Thursday, April 26, 2012

Blog #24: Independent Component 2

Log of hours

Pictures: 
The pictures above are pictures of what I had to do. The listography, which I had to keep up - this is the completed version, with everything checked off. Normally it says things like, "Headline too high, shift down 2 picas please?" "Proofread KiF copy, has mistakes" "Alignment on Roeder's senior ad" "and "1 blurb needed - waiting on Tyra Crump." The lists are, at the beginning of the deadline, about four times as long as the ones above, and things continually get added and subtracted from them over the course of the deadline. The next picture is a picture of the photo library - you can see how it is organized and just how many pictures we need to go through each time we do a spread. The third picture is how the design folder looks. Each deadline has 16 spreads, or 32 pages in it, which we arrange in the design folder. The last picture is a photo of the ladder.
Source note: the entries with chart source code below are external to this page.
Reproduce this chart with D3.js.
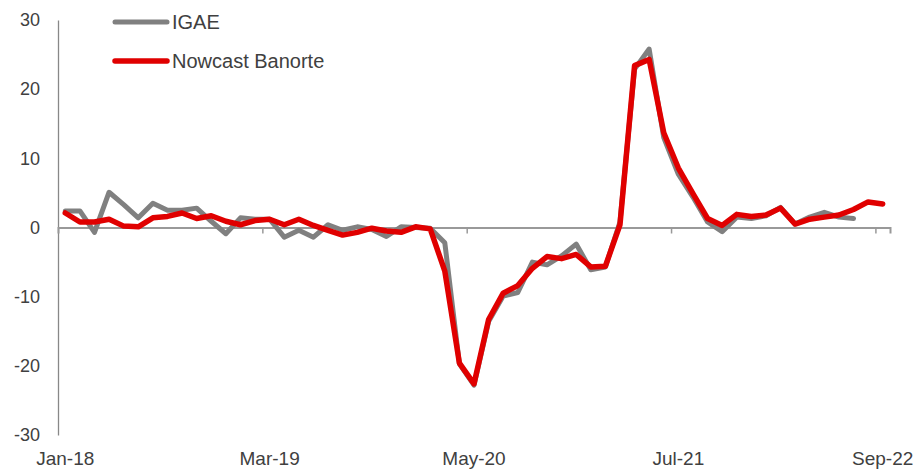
<!DOCTYPE html>
<html>
<head>
<meta charset="utf-8">
<script src="https://cdn.jsdelivr.net/npm/d3@7"></script>
<style>
  html, body { margin: 0; padding: 0; background: #ffffff; }
  svg text { font-family: "Liberation Sans", Arial, sans-serif; fill: #404040; }
</style>
</head>
<body>
<svg id="chart" width="913" height="469"></svg>
<script>
// Monthly series, Jan-18 .. Sep-22 (annual % change)
const months = d3.range(57).map(i => {
  const d = new Date(2018, i, 1);
  return d3.timeFormat("%b-%y")(d);
});

const igae = [
  2.4, 2.4, -0.7, 5.1, 3.3, 1.4, 3.5, 2.5, 2.5, 2.8,
  0.9, -0.9, 1.4, 1.2, 1.2, -1.4, -0.4, -1.4, 0.4, -0.4,
  0.1, -0.3, -1.3, 0.1, 0.0, -0.1, -2.2, -19.7, -22.8, -13.6,
  -9.9, -9.4, -5.0, -5.4, -4.1, -2.4, -6.1, -5.7, 0.8, 22.9,
  25.8, 13.0, 7.7, 4.4, 0.8, -0.6, 1.5, 1.3, 1.7, 2.9,
  0.5, 1.5, 2.2, 1.5, 1.3
];

const nowcast = [
  2.1, 0.8, 0.8, 1.2, 0.2, 0.1, 1.4, 1.6, 2.1, 1.3,
  1.7, 0.9, 0.4, 1.0, 1.2, 0.4, 1.2, 0.3, -0.4, -1.1,
  -0.7, -0.1, -0.5, -0.7, 0.1, -0.2, -6.3, -19.6, -22.6, -13.3,
  -9.5, -8.4, -5.9, -4.2, -4.5, -3.9, -5.7, -5.6, 0.4, 23.4,
  24.3, 13.7, 8.6, 4.9, 1.3, 0.3, 1.9, 1.6, 1.8, 2.8,
  0.5, 1.2, 1.5, 1.8, 2.6, 3.7, 3.4
];

const yTicks = [-30, -20, -10, 0, 10, 20, 30];
const labelIdx = [0, 14, 28, 42, 56];
const boundaryTicks = [13.5, 27.5, 41.5, 55.5];

const seriesNames = ["IGAE", "Nowcast Banorte"];
const seriesColors = ["#808080", "#e00000"];
const seriesWidths = [5, 5.5];

const svg = d3.select("#chart");
const plot = { left: 58, right: 890, top: 20, bottom: 435 };

const x = d3.scaleLinear().domain([-0.5, months.length - 0.5]).range([plot.left, plot.right]);
const y = d3.scaleLinear().domain([-30, 30]).range([plot.bottom, plot.top]);

// Vertical value axis (plain hyphen for negatives)
const yAxis = d3.axisLeft(y).tickValues(yTicks).tickSize(0).tickPadding(18).tickFormat(d => String(d));
const gy = svg.append("g").attr("transform", `translate(${plot.left},0)`).call(yAxis);
gy.select(".domain").attr("stroke", "#888888").attr("stroke-width", 1.3);
gy.selectAll("text").style("font-size", "18px").attr("fill", "#404040");

// Horizontal category axis at zero
const xAxis = d3.axisBottom(x).tickValues(boundaryTicks).tickSize(6).tickFormat("");
const gx = svg.append("g").attr("transform", `translate(0,${y(0)})`).call(xAxis);
gx.select(".domain").attr("stroke", "#999999").attr("stroke-width", 2);
gx.selectAll(".tick line").attr("stroke", "#999999").attr("stroke-width", 1.5);

// Category labels along the bottom
svg.append("g").selectAll("text")
  .data(labelIdx)
  .join("text")
  .attr("x", d => x(d))
  .attr("y", 465)
  .attr("text-anchor", "middle")
  .style("font-size", "19px")
  .text(d => months[d]);

const line = d3.line()
  .x((d, i) => x(i))
  .y(d => y(d))
  .curve(d3.curveLinear);

[igae, nowcast].forEach((s, k) => {
  svg.append("path")
    .datum(s)
    .attr("fill", "none")
    .attr("stroke", seriesColors[k])
    .attr("stroke-width", seriesWidths[k])
    .attr("stroke-linejoin", "round")
    .attr("stroke-linecap", "round")
    .attr("d", line);
});

// Legend
const legend = svg.append("g");
seriesNames.forEach((name, k) => {
  const ly = 22 + k * 39;
  legend.append("line")
    .attr("x1", 115).attr("x2", 167)
    .attr("y1", ly).attr("y2", ly)
    .attr("stroke", seriesColors[k])
    .attr("stroke-width", seriesWidths[k])
    .attr("stroke-linecap", "round");
  legend.append("text")
    .attr("x", 172).attr("y", ly + 7)
    .style("font-size", "20px")
    .text(name);
});
</script>
</body>
</html>
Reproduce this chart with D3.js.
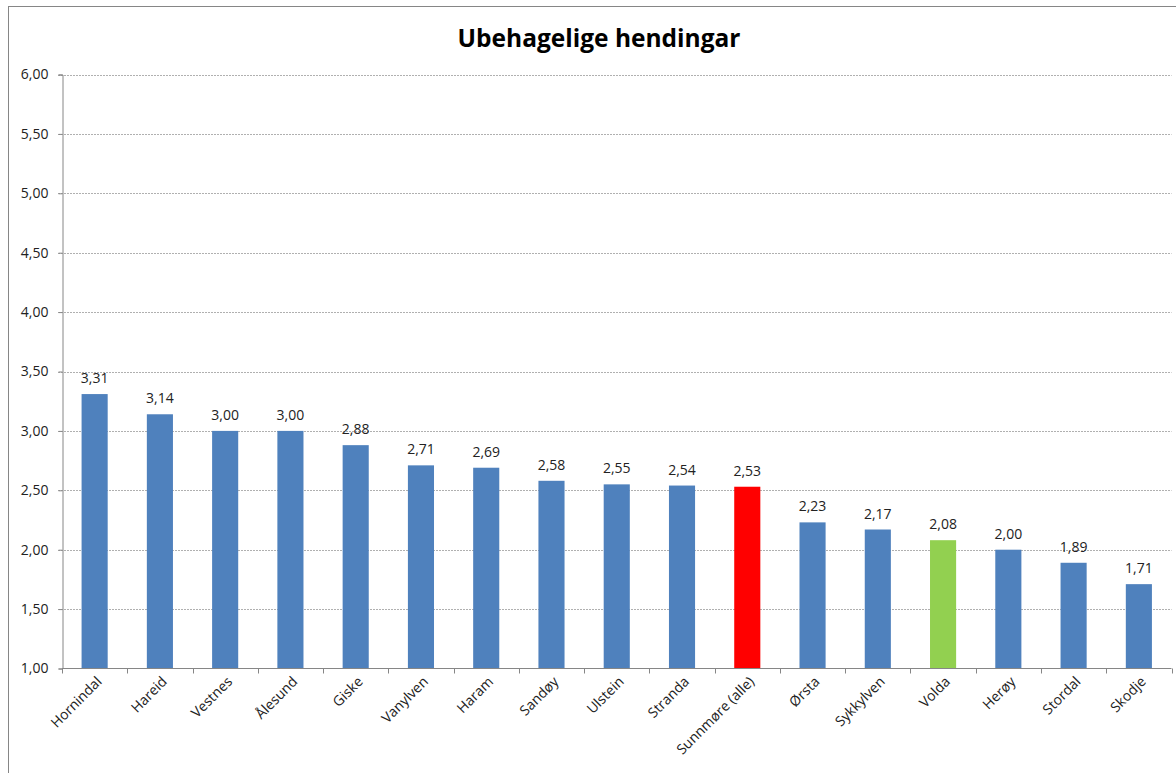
<!DOCTYPE html>
<html>
<head>
<meta charset="utf-8">
<script src="https://cdn.jsdelivr.net/npm/d3@7"></script>
<style>
  body { margin: 0; background: #fff; }
  text { font-family: "Open Sans", "Noto Sans", sans-serif; }
</style>
</head>
<body>
<div id="myChart"></div>
<script>
// Ubehagelige hendingar - bar chart per kommune

const categories = ["Hornindal", "Hareid", "Vestnes", "Ålesund", "Giske", "Vanylven", "Haram",
  "Sandøy", "Ulstein", "Stranda", "Sunnmøre (alle)", "Ørsta", "Sykkylven", "Volda",
  "Herøy", "Stordal", "Skodje"];
const values = [3.31, 3.14, 3.00, 3.00, 2.88, 2.71, 2.69, 2.58, 2.55, 2.54, 2.53, 2.23, 2.17,
  2.08, 2.00, 1.89, 1.71];
const yTicks = [1.0, 1.5, 2.0, 2.5, 3.0, 3.5, 4.0, 4.5, 5.0, 5.5, 6.0];
const highlight = { "Sunnmøre (alle)": "#FF0000", "Volda": "#92D050" };

const width = 1176, height = 773;
const fmt = v => d3.format(".2f")(v).replace(".", ",");

const svg = d3.select("#myChart")
  .append("svg")
    .attr("width", width)
    .attr("height", height);

// outer chart frame (runs off the right and bottom edge)
svg.append("rect")
  .attr("x", 8.5).attr("y", 6.5)
  .attr("width", 1200).attr("height", 800)
  .attr("fill", "none")
  .attr("stroke", "#868686");

svg.append("text")
  .attr("x", 599).attr("y", 47)
  .attr("text-anchor", "middle")
  .style("font-size", "24.5px")
  .style("font-weight", "bold")
  .text("Ubehagelige hendingar");

var x = d3.scaleBand()
  .domain(categories)
  .range([62, 1171.5])
  .paddingInner(0.6)
  .paddingOuter(0.3);

var y = d3.scaleLinear()
  .domain([1, 6])
  .range([668.5, 74.5]);

// gridlines
svg.append("g")
  .selectAll("line")
  .data(yTicks.slice(1))
  .enter()
  .append("line")
    .attr("x1", 58).attr("x2", 1171.5)
    .attr("y1", d => Math.round(y(d)) + 0.5)
    .attr("y2", d => Math.round(y(d)) + 0.5)
    .attr("stroke", "#b0b0b0")
    .attr("stroke-dasharray", "2,1");

// y axis
var yAxis = svg.append("g")
  .attr("transform", "translate(62.5,0)")
  .call(d3.axisLeft(y).tickValues(yTicks).tickSize(4).tickFormat(fmt));
yAxis.select(".domain").attr("stroke", "#868686");
yAxis.selectAll(".tick line").attr("stroke", "#868686");
yAxis.selectAll(".tick text")
  .attr("x", -14)
  .style("font-size", "14px")
  .attr("fill", "#222");

// bars
svg.append("g")
  .selectAll("rect")
  .data(values)
  .enter()
  .append("rect")
    .attr("x", (d, i) => x(categories[i]))
    .attr("y", d => y(d))
    .attr("width", x.bandwidth())
    .attr("height", d => y(1) - y(d))
    .attr("fill", (d, i) => highlight[categories[i]] || "#4F81BD");

// value labels
svg.append("g")
  .selectAll("text")
  .data(values)
  .enter()
  .append("text")
    .attr("x", (d, i) => x(categories[i]) + x.bandwidth() / 2)
    .attr("y", d => y(d) - 11)
    .attr("text-anchor", "middle")
    .style("font-size", "14px")
    .attr("fill", "#222")
    .text(fmt);

// x axis
var xAxis = svg.append("g")
  .attr("transform", "translate(0,668.5)");
xAxis.append("line")
  .attr("x1", 62).attr("x2", 1171.5)
  .attr("stroke", "#868686");
xAxis.selectAll(".tk")
  .data(d3.range(categories.length + 1))
  .enter()
  .append("line")
    .attr("x1", i => Math.round(62 + i * (1109.5 / categories.length)) + 0.5)
    .attr("x2", i => Math.round(62 + i * (1109.5 / categories.length)) + 0.5)
    .attr("y1", 0).attr("y2", 5)
    .attr("stroke", "#868686");
xAxis.selectAll("text")
  .data(categories)
  .enter()
  .append("text")
    .attr("transform", d => "translate(" + (x(d) + x.bandwidth() / 2 + 8) + ",14) rotate(-45)")
    .attr("text-anchor", "end")
    .style("font-size", "14px")
    .attr("fill", "#222")
    .text(d => d);
</script>
</body>
</html>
I decide what goes in the book. These are the spreads that made the final cut. (More to come)


Literal:
(a) I, Elissa Fultz, affirm that I completed my independent component which represents 30 hours of work."
(b) I have completed the yearbook, a 128 page volume (complete with cover and endsheets) that I oversaw.


Interpretive:
I ran an elective, and spent over 20 hours a week on the yearbook outside of elective. The pictures will show you how much I did exactly, but I: read over copy, proofread, sorted photos, checked over designs, discussed with photographers and junior designers, discussed with the yearbook adviser, met with kids outside of class, kept up the listography (basically the giant list of what needs to be done), and checked over everything before uploads.


Applied:
I learned a lot during the process - what makes good design, writing, and photos, shortcuts you can take, the most efficient way to do certain things like check alignment on spreads, import pictures, skim through copy, and suchlike. I learned how to deal with people. How to get respect from colleagues and people who work under you, how to give constructive criticism without making people hate you, how to teach. I learned that good design is in the details, that everything requires perfection in order to make the end product beautiful (which is not always healthy). And, in the end, I think we made the most beautiful book we ever had.